Discrete Diffusion Modeling by Estimating the Ratios of the Data Distribution

Hey everyone,

Text diffusion models have now reached the quality of GPT-2 and even won the ICML 2024 Best Paper award. These models could be strong competitors to current LLMs like ChatGPT, offering unique features like accepting prompts from any position and generating multiple tokens at once.

Though the concept has potential, the challenge lies in the heavy investments already made in GPTs and autoregressive models. Switching to diffusion models might be tough for tech companies because of the cost and time needed for them to catch up.

For more details, I made an explainer video: https://youtu.be/K_9wQ6LZNpI

Thanks for sharing! I doubt the diffusion models will scale way beyond auto-regressive models, but I’m hopeful for improved quality/computer tradeoffs.

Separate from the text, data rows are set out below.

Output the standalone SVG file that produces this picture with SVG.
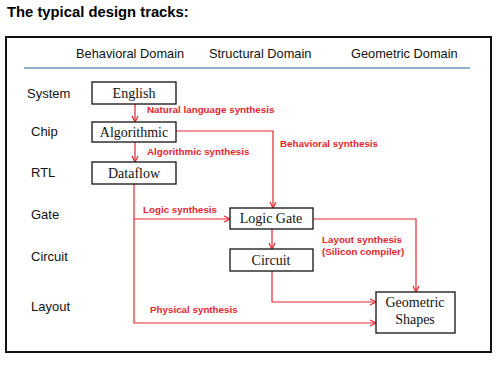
<svg xmlns="http://www.w3.org/2000/svg" width="499" height="365" viewBox="0 0 499 365">
<style>
.title{font-family:"Liberation Sans",Arial,sans-serif;font-weight:bold;font-size:14.8px;fill:#000}
.hdr{font-family:"Liberation Sans",Arial,sans-serif;font-size:12.8px;fill:#111}
.row{font-family:"Liberation Sans",Arial,sans-serif;font-size:13px;fill:#111}
.lbl{font-family:"Liberation Sans",Arial,sans-serif;font-weight:bold;font-size:9.8px;fill:#e3262f}
.box{fill:#fff;stroke:#111;stroke-width:1.3}
.bt{font-family:"Liberation Serif","Times New Roman",serif;font-size:14px;fill:#111;text-anchor:middle}
.con{fill:none;stroke:#e3262f;stroke-width:1.2;marker-end:url(#ah)}
</style>
<defs>
<marker id="ah" viewBox="0 0 8 8" refX="7" refY="4" markerWidth="8" markerHeight="8" markerUnits="userSpaceOnUse" orient="auto">
<path d="M1,1 L7,4 L1,7" fill="none" stroke="#e3262f" stroke-width="1.2"/>
</marker>
</defs>
<rect width="499" height="365" fill="#fff"/>
<text class="title" x="7" y="17">The typical design tracks:</text>
<rect x="6" y="37" width="485" height="315" fill="none" stroke="#111" stroke-width="2"/>
<text class="hdr" x="76" y="58">Behavioral Domain</text>
<text class="hdr" x="209" y="58">Structural Domain</text>
<text class="hdr" x="351" y="58">Geometric Domain</text>
<line x1="24" y1="68" x2="470" y2="68" stroke="#6b97ba" stroke-width="1.5"/>
<g id="rows">
<text class="row" x="27" y="98">System</text>
<text class="row" x="31" y="136">Chip</text>
<text class="row" x="31" y="177">RTL</text>
<text class="row" x="31" y="219">Gate</text>
<text class="row" x="31" y="261">Circuit</text>
<text class="row" x="31" y="311">Layout</text>
</g>
<g id="connectors">
<path class="con" d="M135,104 V122"/>
<path class="con" d="M135,142 V162"/>
<path class="con" d="M176,131 H273 V208"/>
<path class="con" d="M134,184 V323 H376"/>
<path class="con" d="M134,219 H230"/>
<path class="con" d="M272,229 V249"/>
<path class="con" d="M313,219 H416 V292"/>
<path class="con" d="M272,271 V302 H376"/>
<text class="lbl" x="147" y="113">Natural language synthesis</text>
<text class="lbl" x="147" y="155">Algorithmic synthesis</text>
<text class="lbl" x="280" y="147">Behavioral synthesis</text>
<text class="lbl" x="143" y="213">Logic synthesis</text>
<text class="lbl" x="322" y="243">Layout synthesis</text>
<text class="lbl" x="322" y="255">(Silicon compiler)</text>
<text class="lbl" x="150" y="313">Physical synthesis</text>
</g>
<g id="english"><rect class="box" x="92" y="82" width="84" height="22"/><text class="bt" x="134" y="98">English</text></g>
<g id="algorithmic"><rect class="box" x="92" y="122" width="84" height="20"/><text class="bt" x="134" y="137">Algorithmic</text></g>
<g id="dataflow"><rect class="box" x="92" y="162" width="84" height="22"/><text class="bt" x="134" y="178">Dataflow</text></g>
<g id="logicgate"><rect class="box" x="230" y="208" width="83" height="21"/><text class="bt" x="271" y="223">Logic Gate</text></g>
<g id="circuit"><rect class="box" x="230" y="249" width="83" height="22"/><text class="bt" x="271" y="265">Circuit</text></g>
<g id="geometric"><rect class="box" x="376" y="292" width="79" height="41"/><text class="bt" x="415" y="307">Geometric</text><text class="bt" x="415" y="324">Shapes</text></g>
</svg>
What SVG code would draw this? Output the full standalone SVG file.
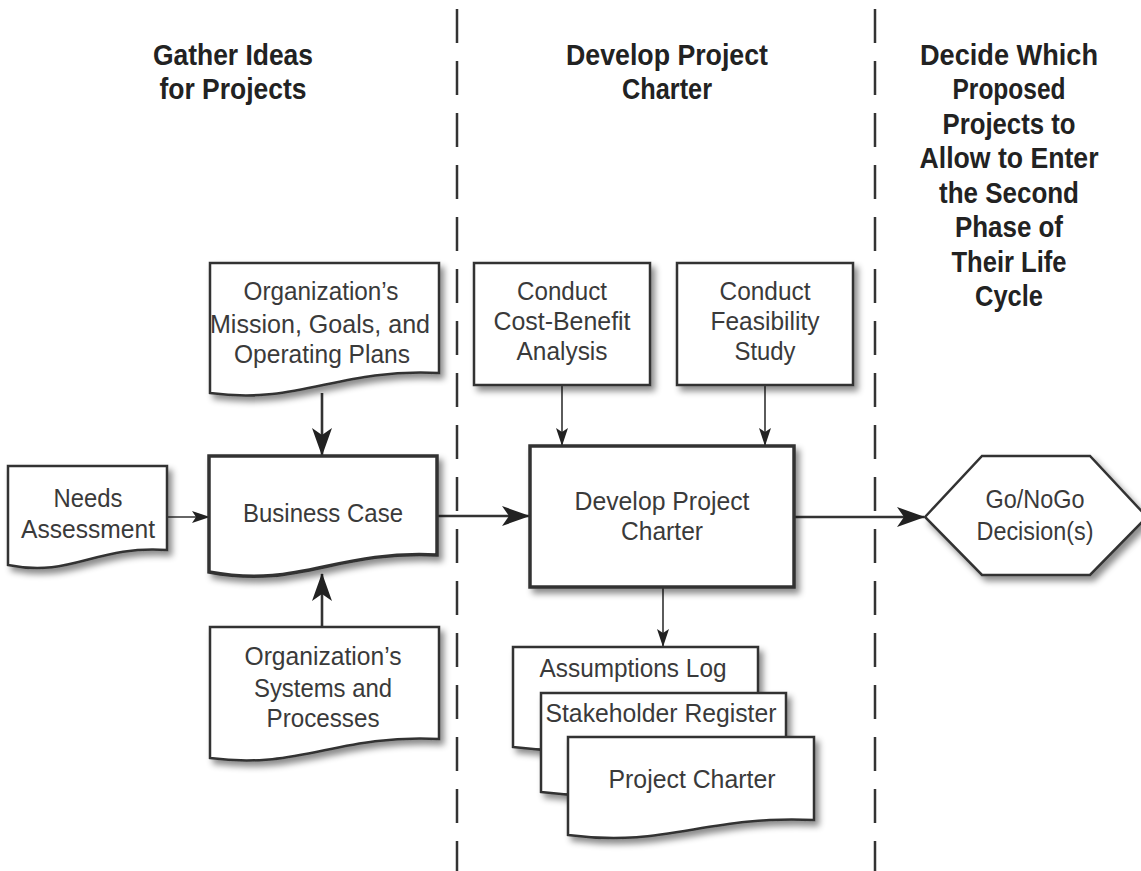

This has nothing to do with autoregressive models. Recent diffusion models also have a transformer backbone.

Diffusion models can be guided more effectively and predictably than autoregressive models, which is their main strength.

They use techniques like classifier guidance and classifier-free guidance for control.

Interesting point! Diffusion models do hold promise, but, indeed, getting the industry to move away from established autoregressive models won’t be easy.

However, if diffusion LLMs prove more efficient, there’s a chance we could see some exciting new developments in the future.